Femmina non è una parolaccia. Eppure, Natalia Ginzburg desiderava scrivere come un uomo, Oriana Fallaci ha inciso sulla lapide “scrittore” e Beatrice Venezi ha reclamato il ruolo di “direttore” d’orchestra sul palco del Festival di Sanremo. Introiezioni del pensiero patriarcale, perché il linguaggio racconta la realtà, e la realtà ha riservato per secoli la cura della famiglia alle donne e il prestigio del lavoro agli uomini. «Siamo cresciute in un mondo in cui il maschile sovraesteso era normale, non esistevamo in classe, non esistevamo da nessuna parte» spiega Carolina Capria, scrittrice e autrice della pagina Instagram L’ha scritto una femmina, dove approfondisce la letteratura femminile. «L’uso del linguaggio inclusivo, cioè della declinazione anche femminile del mondo, è fondamentale per rendere visibili le donne» prosegue Mariella Martucci, autrice con Capria di libri per ragazze e ragazzi.

«Chi dice donna dice donna»
Femmina non è una parolaccia, libro inclusivo di Carolina Capria e Mariella Martucci

L’educazione alla consapevolezza dei generi e all’inclusione deve iniziare dall’infanzia, a partire dal superamento del sessismo intrinseco nelle parole e nell’apparato iconografico dei libri scolastici. «Se una bambina legge solo la parola “ministro”, e mai la parola “ministra”, immaginerà un signore in giacca e cravatta, e non una donna» spiega Martucci.
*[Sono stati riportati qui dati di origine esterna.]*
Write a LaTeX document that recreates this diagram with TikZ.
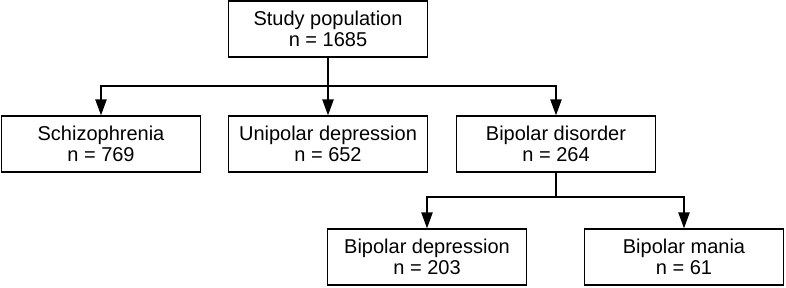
\documentclass[tikz,border=0pt]{standalone}
\usepackage{fontspec}
\setmainfont{Liberation Sans}
\usetikzlibrary{arrows.meta}
\begin{document}
\begin{tikzpicture}[x=0.75pt, y=-0.75pt, line width=1pt,
  box/.style={draw, align=center, minimum width=149pt, minimum height=42pt,
    inner sep=2pt, font=\fontsize{15}{16}\selectfont},
  arr/.style={-{Triangle[length=12pt, width=8.5pt]}}]
  \useasboundingbox (0,0) rectangle (786,287);
  \node[box] (study) at (328,29) {Study population\\n = 1685};
  \node[box] (schizo) at (101,144) {Schizophrenia\\n = 769};
  \node[box] (unipolar) at (328,144) {Unipolar depression\\n = 652};
  \node[box] (bipolar) at (556,144) {Bipolar disorder\\n = 264};
  \node[box] (bidep) at (427,257) {Bipolar depression\\n = 203};
  \node[box] (bimania) at (684,257) {Bipolar mania\\n = 61};
  % first split
  \coordinate (split) at (328,86);
  \draw (study) -- (split);
  \draw[arr] (split) -| (schizo.north);
  \draw[arr] (split) -- (unipolar);
  \draw[arr] (split) -| (bipolar.north);
  % second split
  \coordinate (splitb) at (556,197);
  \draw (bipolar) -- (splitb);
  \draw[arr] (splitb) -| (bidep.north);
  \draw[arr] (splitb) -| (bimania.north);
\end{tikzpicture}
\end{document}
Anche secondo Vera Gheno, sociolinguista e traduttrice, l’uso dei femminili professionali è necessario per «normalizzare la presenza femminile nei luoghi di lavoro nei quali la donna era, ed è ancora, un’anomalia». I media chiamano le professioniste per nome o in base alla prossimità con un uomo e raccontano i traguardi lavorativi femminili come un’eccezione alla regola, come è accaduto per l’elezione di una Presidente della Repubblica “donna”. Una narrazione che rafforza il pensiero patriarcale anche in molte donne, che «percepiscono il femminile come degradante e rivendicano il maschile come riconoscimento di prestigio». La parità di genere, infatti, «è nominalmente garantita, ma non è agita, perché una donna fatica nel conquistare le posizioni apicali, è discriminata nella retribuzione e viene bloccata per la gravidanza».

Serve dunque un grande cambiamento culturale, sociale e linguistico della mentalità androcentrica, che non giustifichi più il comportamento predatorio del catcalling come rinforzo della bellezza femminile, i chiarimenti indesiderati del mansplaining e le cronache di femminicidi inconsapevoli. «Scalpitiamo, ma non può avvenire dall’oggi al domani» ricorda Gheno. Bisogna sfogliare i vocabolari, riscoprire il femminile e, se serve, inventare parole nuove. «Lo spettro delle parole, come quello dei colori, è infinito». Se la “maestra” è sempre esistita, e se Virginia Raggi e Chiara Appendino hanno sdoganato il termine “sindaca”, non resta che attendere l’evoluzione della vita delle donne e della lingua italiana.